Of course, KNX devices can also control lighting and AV directly, but people have their preferences and years of acquired knowledge and experience, and we all need to respect that.

So, what’s involved in wholesaling KNX? 

There is little your business model isn’t already geared up for, but look at the achievements of the channel’s pioneers:  BEMCO, Home of Technology Ivory Egg and My KNX Store.

I spoke to one of their customers Danny Lawless of Ready Controls, who designs and installs KNX systems in individual homes and large development of flats, including London’s prestigious 75-unit Regents Crescent and the 89-apartment Chelsea Island development.

He says: “Wholesalers provide the added benefits of buying power due to their size. They can be a great negotiator with the manufacturers, persuading them to lower costs allowing us the integrators to be more competitive.

“They also help us by holding project material at their larger premises and undertaking just in time deliveries in line with long drawn out construction programmes.This is great in helping with cashflow, storage and warranty times. In our opinion the role of a wholesaler is key and must never be overlooked. It is very easy to get tempted with larger margins by bypassing the wholesaler and procuring directly via the manufacturer, however these short-term benefits can very quickly be undone, especially on the large long running projects.”

When it comes to adding value, you have the opportunity to position yourself as the go-to source installers relatively new to smart technology.

Ryan P. Sheppard of Clanrye Electrical Supplies in Newry notes a clear and noticeable difference in how trade customers perceive them and the value that we can offer them as local industry leaders in smart technologies.

“The majority of these customers now utilise us as first protocol during tender stage for anything that represents smart technologies giving us first opportunity to control the narrative.

“Through direct training and demonstrations our trade customers understand how the installation of smart technologies can be fruitful for all parties involved and many now offer the opportunity of a smart building system during the ME specification phase.”

The manufactures will be four-square behind you too as you help to take their higher-end products to a wider audience.  Jung UK Managing Director, Graham Oliver, says: “We see the benefit of offering partnership and support to wholesalers that can provide good advice an in-house support on our smart technology.

“This advice, combined with their knowledge on more conventional aspects on the installation can be really useful to an installer.”

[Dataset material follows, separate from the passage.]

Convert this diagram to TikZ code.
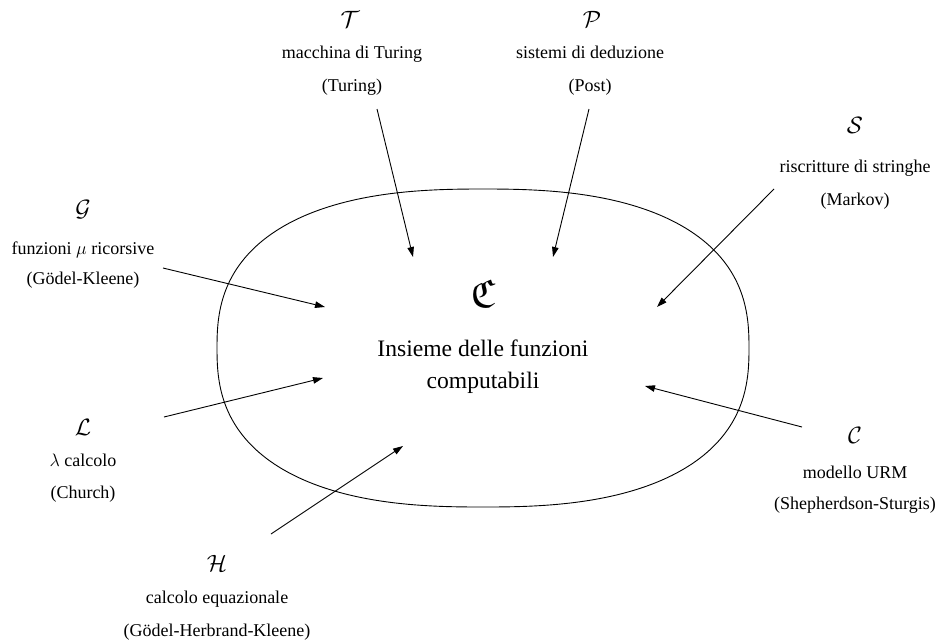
\RequirePackage{fix-cm}
\documentclass[tikz,border=0pt]{standalone}
\usepackage{amsmath,amssymb}
\usepackage{fontspec}
\setmainfont{Liberation Serif}
\usetikzlibrary{arrows.meta}
\tikzset{
  lbl/.style={font=\fontsize{18}{22}\selectfont, anchor=base, inner sep=0pt},
  sym/.style={font=\fontsize{23.6}{28}\selectfont, anchor=base, inner sep=0pt},
  big/.style={font=\fontsize{23.6}{28}\selectfont, anchor=base, inner sep=0pt},
  frak/.style={font=\fontsize{40}{44}\selectfont, anchor=base, inner sep=0pt},
  arr/.style={-{Triangle[length=10pt,width=6.5pt]}, line width=0.9pt},
  blob/.style={line width=0.9pt}
}
\begin{document}
\begin{tikzpicture}[x=1pt,y=-1pt]
\useasboundingbox (0,0) rectangle (939,641);
% set of computable functions
\draw[blob, variable=\t, domain=0.5:359.5, samples=360]
  plot ({483+266*cos(\t)*abs(cos(\t))^(-0.2)}, {348+159*sin(\t)*abs(sin(\t))^(-0.2)}) -- cycle;
\node[frak] (frakC) at (483,307) {$\mathfrak{C}$};
\node[big] (ins1) at (483,356) {Insieme delle funzioni};
\node[big] (ins2) at (483,388) {computabili};
% T
\node[sym] (T) at (350,27) {$\mathcal{T}$};
\node[lbl] (T1) at (352,58) {macchina di Turing};
\node[lbl] (T2) at (352,91) {(Turing)};
% P
\node[sym] (P) at (592,27) {$\mathcal{P}$};
\node[lbl] (P1) at (590,58) {sistemi di deduzione};
\node[lbl] (P2) at (590,91) {(Post)};
% S
\node[sym] (S) at (855,133) {$\mathcal{S}$};
\node[lbl] (S1) at (855,172) {riscritture di stringhe};
\node[lbl] (S2) at (855,205) {(Markov)};
% G
\node[sym] (G) at (83,216) {$\mathcal{G}$};
\node[lbl] (G1) at (83,254) {funzioni $\mu$ ricorsive};
\node[lbl] (G2) at (83,284) {(Gödel-Kleene)};
% L
\node[sym] (L) at (83,435) {$\mathcal{L}$};
\node[lbl] (L1) at (83,466) {$\lambda$ calcolo};
\node[lbl] (L2) at (83,498) {(Church)};
% C
\node[sym] (C) at (855,443) {$\mathcal{C}$};
\node[lbl] (C1) at (855,478) {modello URM};
\node[lbl] (C2) at (855,509) {(Shepherdson-Sturgis)};
% H
\node[sym] (H) at (217,571) {$\mathcal{H}$};
\node[lbl] (H1) at (217,603) {calcolo equazionale};
\node[lbl] (H2) at (217,636) {(Gödel-Herbrand-Kleene)};
% arrow ends
\coordinate (Ts) at (377,109); \coordinate (Te) at (413,257);
\coordinate (Ps) at (589,109); \coordinate (Pe) at (553,257);
\coordinate (Ss) at (774,189); \coordinate (Se) at (657,307);
\coordinate (Gs) at (163,268); \coordinate (Ge) at (325,307);
\coordinate (Ls) at (164,417); \coordinate (Le) at (323,378);
\coordinate (Cs) at (802,427); \coordinate (Ce) at (645,386);
\coordinate (Hs) at (271,534); \coordinate (He) at (403,446);
\draw[arr] (Ts) -- (Te);
\draw[arr] (Ps) -- (Pe);
\draw[arr] (Ss) -- (Se);
\draw[arr] (Gs) -- (Ge);
\draw[arr] (Ls) -- (Le);
\draw[arr] (Cs) -- (Ce);
\draw[arr] (Hs) -- (He);
\end{tikzpicture}
\end{document}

There are knock-on effects of expanding our offer. As Clanrye’s Ryan Sheppard says: “The provision, planning and acquisition of a smart technology in any building requires trust between client and wholesaler. Once this is established, the client looks beyond the smart elements to the other services offered by the wholesaler, essentially generating upsells in luminaires, wiring accessories, etc… This also works in reverse of course.”